The two markets are starting to move out of sync. This pleases even the most resilient BTC hodlers. As always, they are adamant that Bitcoin will eventually break its correlation with stocks and tread its own independent path.
The decoupling seen in recent months shows that the BTC market is maturing. Also, it seems less under the influence of the macroeconomic factors that adversely affect traditional stocks.
Crypto proponents firmly believe that bitcoin’s ebbing correlation with stocks in the past few months is proof that the asset has the potential to establish itself as a haven asset.
Bitcoin Can Affect the Stock Markets
BTC has been gradually decoupled from stocks in recent times. Even more, the correlation dropped below zero in March 2021 for the first time since January of last year.
Per a recent report by DBS, a Singapore-based bank, bitcoin is coming out of the fringes of global finance and can have a significant knock-on effect on commodities. The study examined the shifting relationship between crypto and other assets. Its conclusion is that the average correlation will remain as low as 0.20.
The waning link with stocks in 2021 indicates that BTC is gearing up to become more like digital gold. That transforms it into more than just another investment instrument within the conventional fiscal system.
Final Thoughts on the Link between Stocks and Crypto
Stocks and gold have been on relatively bullish markets since the May 2020 global economic crash. However, BTC has managed to outperform both asset classes as the coin continues to gain appeal among high-profile investors.
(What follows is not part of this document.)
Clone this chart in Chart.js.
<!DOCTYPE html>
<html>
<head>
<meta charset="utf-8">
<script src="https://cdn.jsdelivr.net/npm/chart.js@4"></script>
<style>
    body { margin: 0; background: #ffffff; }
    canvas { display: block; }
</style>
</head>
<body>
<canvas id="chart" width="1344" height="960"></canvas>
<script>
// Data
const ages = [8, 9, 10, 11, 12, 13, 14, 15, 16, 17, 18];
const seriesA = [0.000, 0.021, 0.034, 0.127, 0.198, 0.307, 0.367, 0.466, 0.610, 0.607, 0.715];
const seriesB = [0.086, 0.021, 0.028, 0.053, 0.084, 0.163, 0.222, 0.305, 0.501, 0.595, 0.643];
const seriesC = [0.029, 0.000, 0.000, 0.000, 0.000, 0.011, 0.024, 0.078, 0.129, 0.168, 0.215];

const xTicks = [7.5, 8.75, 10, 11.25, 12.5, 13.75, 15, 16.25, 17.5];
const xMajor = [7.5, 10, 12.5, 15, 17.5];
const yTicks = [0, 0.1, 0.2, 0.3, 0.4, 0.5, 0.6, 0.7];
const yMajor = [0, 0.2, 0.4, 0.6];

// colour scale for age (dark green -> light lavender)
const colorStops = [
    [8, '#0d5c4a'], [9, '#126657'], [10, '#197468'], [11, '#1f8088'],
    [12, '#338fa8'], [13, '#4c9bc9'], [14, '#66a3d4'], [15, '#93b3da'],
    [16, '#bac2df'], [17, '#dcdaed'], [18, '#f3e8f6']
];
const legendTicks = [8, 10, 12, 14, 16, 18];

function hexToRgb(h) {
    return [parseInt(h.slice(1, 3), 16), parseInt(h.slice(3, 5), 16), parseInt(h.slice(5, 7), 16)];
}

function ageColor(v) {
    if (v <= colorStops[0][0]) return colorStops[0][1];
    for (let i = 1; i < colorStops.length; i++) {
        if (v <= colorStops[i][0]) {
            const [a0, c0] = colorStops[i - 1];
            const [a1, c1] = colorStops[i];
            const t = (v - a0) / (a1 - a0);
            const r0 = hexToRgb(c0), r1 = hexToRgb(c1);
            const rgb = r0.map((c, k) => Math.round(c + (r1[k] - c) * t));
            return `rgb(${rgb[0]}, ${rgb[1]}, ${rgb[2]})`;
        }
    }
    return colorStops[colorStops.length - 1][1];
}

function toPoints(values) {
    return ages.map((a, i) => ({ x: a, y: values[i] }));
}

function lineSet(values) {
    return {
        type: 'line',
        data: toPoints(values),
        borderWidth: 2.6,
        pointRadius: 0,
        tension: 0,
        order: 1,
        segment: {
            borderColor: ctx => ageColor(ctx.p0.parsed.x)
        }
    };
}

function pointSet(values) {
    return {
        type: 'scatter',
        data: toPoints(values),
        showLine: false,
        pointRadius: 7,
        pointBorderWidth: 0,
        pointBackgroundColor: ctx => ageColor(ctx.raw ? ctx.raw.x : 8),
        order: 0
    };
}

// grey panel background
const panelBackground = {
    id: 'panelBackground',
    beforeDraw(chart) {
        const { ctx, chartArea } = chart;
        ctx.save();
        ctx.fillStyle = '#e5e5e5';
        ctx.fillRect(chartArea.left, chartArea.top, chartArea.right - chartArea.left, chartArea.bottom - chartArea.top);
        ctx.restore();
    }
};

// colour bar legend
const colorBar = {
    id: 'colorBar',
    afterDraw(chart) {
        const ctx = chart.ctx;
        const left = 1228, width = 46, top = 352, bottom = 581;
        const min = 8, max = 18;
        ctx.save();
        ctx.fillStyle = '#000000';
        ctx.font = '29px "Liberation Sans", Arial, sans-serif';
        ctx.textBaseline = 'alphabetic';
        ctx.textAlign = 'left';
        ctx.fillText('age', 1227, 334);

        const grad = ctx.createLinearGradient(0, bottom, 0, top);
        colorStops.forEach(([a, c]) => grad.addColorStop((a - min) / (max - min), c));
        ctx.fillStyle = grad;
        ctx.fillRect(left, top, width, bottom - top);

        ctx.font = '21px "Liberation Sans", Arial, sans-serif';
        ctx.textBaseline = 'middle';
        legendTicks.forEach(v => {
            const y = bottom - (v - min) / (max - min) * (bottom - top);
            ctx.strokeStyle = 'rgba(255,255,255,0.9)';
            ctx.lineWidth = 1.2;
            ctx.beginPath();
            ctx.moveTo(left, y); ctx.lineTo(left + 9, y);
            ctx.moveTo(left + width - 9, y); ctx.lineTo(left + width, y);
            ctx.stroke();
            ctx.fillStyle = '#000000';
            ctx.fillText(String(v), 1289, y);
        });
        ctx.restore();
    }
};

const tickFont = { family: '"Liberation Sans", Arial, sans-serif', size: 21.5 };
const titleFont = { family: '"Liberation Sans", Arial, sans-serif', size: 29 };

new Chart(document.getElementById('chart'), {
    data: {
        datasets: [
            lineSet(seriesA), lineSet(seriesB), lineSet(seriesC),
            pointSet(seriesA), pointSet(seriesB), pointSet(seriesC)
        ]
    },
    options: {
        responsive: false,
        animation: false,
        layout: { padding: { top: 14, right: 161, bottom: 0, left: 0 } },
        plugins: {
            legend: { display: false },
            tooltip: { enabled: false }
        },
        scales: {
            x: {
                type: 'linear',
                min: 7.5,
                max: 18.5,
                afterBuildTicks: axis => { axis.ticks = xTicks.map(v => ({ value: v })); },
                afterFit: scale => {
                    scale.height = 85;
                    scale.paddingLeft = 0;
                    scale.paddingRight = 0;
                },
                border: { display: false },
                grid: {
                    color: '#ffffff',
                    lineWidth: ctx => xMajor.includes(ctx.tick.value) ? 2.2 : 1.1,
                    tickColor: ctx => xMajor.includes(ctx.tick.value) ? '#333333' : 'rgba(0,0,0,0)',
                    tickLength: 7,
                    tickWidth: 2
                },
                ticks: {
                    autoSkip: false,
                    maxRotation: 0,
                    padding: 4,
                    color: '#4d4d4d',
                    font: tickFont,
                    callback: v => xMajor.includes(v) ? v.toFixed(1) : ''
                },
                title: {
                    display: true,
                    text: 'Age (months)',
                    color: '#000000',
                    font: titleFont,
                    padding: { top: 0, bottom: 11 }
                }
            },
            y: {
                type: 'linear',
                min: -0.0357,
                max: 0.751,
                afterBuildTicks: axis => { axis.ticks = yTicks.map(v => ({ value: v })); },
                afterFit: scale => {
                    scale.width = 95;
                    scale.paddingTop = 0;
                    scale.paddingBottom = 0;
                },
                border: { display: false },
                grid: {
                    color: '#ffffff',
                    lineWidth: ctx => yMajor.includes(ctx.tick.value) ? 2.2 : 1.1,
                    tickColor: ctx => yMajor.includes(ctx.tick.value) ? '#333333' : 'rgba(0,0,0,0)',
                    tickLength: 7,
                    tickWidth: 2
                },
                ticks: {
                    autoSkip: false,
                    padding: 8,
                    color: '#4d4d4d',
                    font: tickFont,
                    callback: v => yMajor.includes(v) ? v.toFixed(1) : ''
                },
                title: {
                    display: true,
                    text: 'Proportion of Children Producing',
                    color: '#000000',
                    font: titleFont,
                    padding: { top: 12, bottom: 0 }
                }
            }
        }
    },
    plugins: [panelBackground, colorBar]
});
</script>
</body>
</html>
The behemoths of Wall Street continue to influence the crypto market and deter the asset class from decoupling from stocks. Still, evidence from the past few months shows that digital assets are breaking away from the traditional finance system.
Bitcoin looks well primed to establish itself as digital gold. Macroeconomic factors like unemployment and hyperinflation should not affect it as much as it impacts the stock market. Therefore, it should become a viable alternative to regular stocks investors.